## Task objective
Print the lines of the listing below verbatim from its first line through the line bearing "1, 0, 0, 0, 0, 0, 0];". Any pictures are to be omitted.

--------

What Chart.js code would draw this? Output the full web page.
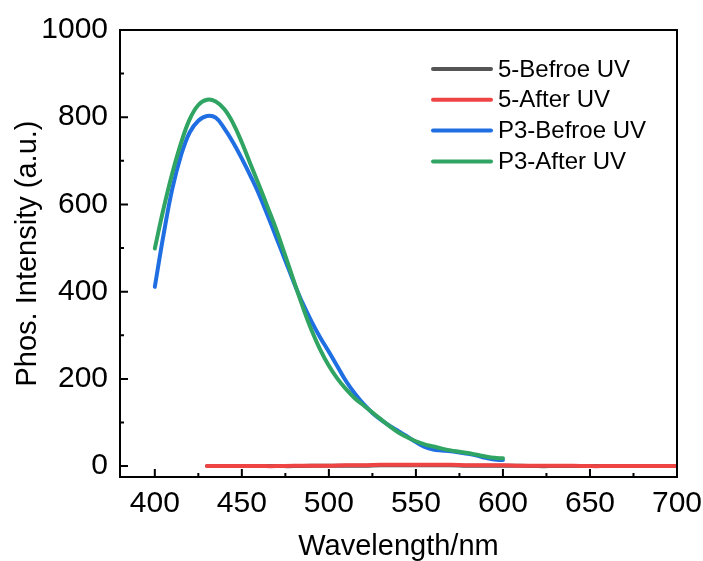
<!DOCTYPE html>
<html>
<head>
<meta charset="utf-8">
<script src="https://cdn.jsdelivr.net/npm/chart.js@4.4.0/dist/chart.umd.min.js"></script>
<style>
  html, body { margin: 0; padding: 0; background: #ffffff; }
  #wrap { width: 703px; height: 561px; position: relative; }
</style>
</head>
<body>
<div id="wrap"><canvas id="c" width="703" height="561"></canvas></div>
<script>
// ---- data ----
const seriesNames = ['5-Befroe UV', '5-After UV', 'P3-Befroe UV', 'P3-After UV'];
const seriesColors = ['#555555', '#ef4444', '#1f6fe3', '#30a462'];

const wl5 = [430, 440, 450, 460, 470, 480, 490, 500, 510, 520, 530, 540, 550, 560, 570, 580, 590, 600, 610, 620, 630, 640, 650, 660, 670, 680, 690, 700];
const before5 = [0, 0, 0, 0, 0, 0, 1, 1, 1, 1, 2, 2, 2, 2, 2, 1, 1, 1, 1, 0, 0, 0, 0, 0, 0, 0, 0, 0];
const after5  = [0, 0, 0, 0, 0, 1, 1, 1, 2, 2, 3, 3, 3, 3, 3, 2, 2, 2, 1, 1, 1, 1, 0, 0, 0, 0, 0, 0];

const wlP3 = [400, 405, 410, 415, 420, 425, 430, 435, 440, 445, 450, 455, 460, 465, 470, 475, 480, 485, 490, 495, 500, 505, 510, 515, 520, 525, 530, 535, 540, 545, 550, 555, 560, 565, 570, 575, 580, 585, 590, 595, 600];
const beforeP3 = [411, 530, 635, 712, 765, 792, 803, 799, 774, 742, 705, 665, 622, 573, 522, 471, 420, 373, 332, 295, 262, 228, 194, 166, 142, 122, 106, 92, 80, 68, 55, 44, 38, 36, 34, 31, 28, 24, 19, 15, 14];
const afterP3  = [499, 590, 671, 740, 795, 828, 840, 836, 818, 786, 742, 692, 643, 592, 540, 482, 423, 365, 312, 267, 230, 200, 176, 155, 139, 123, 107, 91, 77, 66, 57, 50, 45, 40, 36, 33, 30, 26, 22, 19, 18];

const xTickValues = [400, 450, 500, 550, 600, 650, 700];
const xMinorValues = [425, 475, 525, 575, 625, 675];
const yTickValues = [0, 200, 400, 600, 800, 1000];
const yMinorValues = [100, 300, 500, 700, 900];
const xTitle = 'Wavelength/nm';
const yTitle = 'Phos. Intensity (a.u.)';

// ---- build ----
const toPts = (xs, ys) => xs.map((x, i) => ({ x: x, y: ys[i] }));
const seriesX = [wl5, wl5, wlP3, wlP3];
const seriesY = [before5, after5, beforeP3, afterP3];
const drawOrder = [4, 3, 2, 1];

const FONT = "'Liberation Sans', Arial, sans-serif";

const datasets = seriesNames.map((name, i) => ({
  label: name,
  data: toPts(seriesX[i], seriesY[i]),
  borderColor: seriesColors[i],
  backgroundColor: seriesColors[i],
  borderWidth: 4,
  pointRadius: 0,
  fill: false,
  tension: 0.4,
  borderCapStyle: 'round',
  borderJoinStyle: 'round',
  order: drawOrder[i]
}));

const framePlugin = {
  id: 'frame',
  afterDatasetsDraw(chart) {
    const { ctx, chartArea: a, scales } = chart;
    ctx.save();
    ctx.strokeStyle = '#000';
    ctx.lineWidth = 2;
    ctx.lineCap = 'butt';
    const xs = scales.x, ys = scales.y;
    ctx.beginPath();
    xTickValues.forEach(v => { const p = xs.getPixelForValue(v); ctx.moveTo(p, a.bottom); ctx.lineTo(p, a.bottom - 8); });
    xMinorValues.forEach(v => { const p = xs.getPixelForValue(v); ctx.moveTo(p, a.bottom); ctx.lineTo(p, a.bottom - 4); });
    yTickValues.forEach(v => { const p = ys.getPixelForValue(v); ctx.moveTo(a.left, p); ctx.lineTo(a.left + 8, p); });
    yMinorValues.forEach(v => { const p = ys.getPixelForValue(v); ctx.moveTo(a.left, p); ctx.lineTo(a.left + 4, p); });
    ctx.stroke();
    ctx.strokeRect(a.left, a.top, a.right - a.left, a.bottom - a.top);

    // legend
    ctx.font = '24px ' + FONT;
    ctx.textBaseline = 'middle';
    ctx.textAlign = 'left';
    chart.data.datasets.forEach((ds, i) => {
      const y = a.top + 39 + i * 30.8;
      const x0 = a.left + 313;
      ctx.strokeStyle = ds.borderColor;
      ctx.lineWidth = 4;
      ctx.lineCap = 'round';
      ctx.beginPath();
      ctx.moveTo(x0, y);
      ctx.lineTo(x0 + 58, y);
      ctx.stroke();
      ctx.fillStyle = '#000';
      ctx.fillText(ds.label, x0 + 65, y + 1);
    });
    ctx.restore();
  }
};

new Chart(document.getElementById('c'), {
  type: 'line',
  data: { datasets: datasets },
  options: {
    responsive: false,
    animation: false,
    events: [],
    layout: { padding: { top: 30, right: 26, left: 0, bottom: 0 } },
    plugins: { legend: { display: false }, tooltip: { enabled: false } },
    scales: {
      x: {
        type: 'linear',
        min: 380,
        max: 700,
        afterBuildTicks: s => { s.ticks = xTickValues.map(v => ({ value: v })); },
        afterFit: s => { s.height = 84; s.paddingLeft = 0; s.paddingRight = 0; },
        grid: { display: false, drawTicks: false },
        border: { display: false },
        ticks: { color: '#000', font: { family: FONT, size: 30 }, padding: 9, maxRotation: 0, autoSkip: false, callback: v => String(v) },
        title: { display: true, text: xTitle, color: '#000', font: { family: FONT, size: 29, lineHeight: 1 }, padding: { top: 0, bottom: 0 } }
      },
      y: {
        type: 'linear',
        min: -25,
        max: 1000,
        afterBuildTicks: s => { s.ticks = yTickValues.map(v => ({ value: v })); },
        afterFit: s => { s.width = 120; s.paddingTop = 0; s.paddingBottom = 0; },
        grid: { display: false, drawTicks: false },
        border: { display: false },
        ticks: { color: '#000', font: { family: FONT, size: 30 }, padding: 12, autoSkip: false, callback: v => String(v) },
        title: { display: true, text: yTitle, color: '#000', font: { family: FONT, size: 29, lineHeight: 1 }, padding: { top: 13, bottom: 0 } }
      }
    }
  },
  plugins: [framePlugin]
});
</script>
</body>
</html>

--------

## Correct response
What Chart.js code would draw this? Output the full web page.
<!DOCTYPE html>
<html>
<head>
<meta charset="utf-8">
<script src="https://cdn.jsdelivr.net/npm/chart.js@4.4.0/dist/chart.umd.min.js"></script>
<style>
  html, body { margin: 0; padding: 0; background: #ffffff; }
  #wrap { width: 703px; height: 561px; position: relative; }
</style>
</head>
<body>
<div id="wrap"><canvas id="c" width="703" height="561"></canvas></div>
<script>
// ---- data ----
const seriesNames = ['5-Befroe UV', '5-After UV', 'P3-Befroe UV', 'P3-After UV'];
const seriesColors = ['#555555', '#ef4444', '#1f6fe3', '#30a462'];

const wl5 = [430, 440, 450, 460, 470, 480, 490, 500, 510, 520, 530, 540, 550, 560, 570, 580, 590, 600, 610, 620, 630, 640, 650, 660, 670, 680, 690, 700];
const before5 = [0, 0, 0, 0, 0, 0, 1, 1, 1, 1, 2, 2, 2, 2, 2, 1, 1, 1, 1, 0, 0, 0, 0, 0, 0, 0, 0, 0];
const after5  = [0, 0, 0, 0, 0, 1, 1, 1, 2, 2, 3, 3, 3, 3, 3, 2, 2, 2, 1, 1, 1, 1, 0, 0, 0, 0, 0, 0];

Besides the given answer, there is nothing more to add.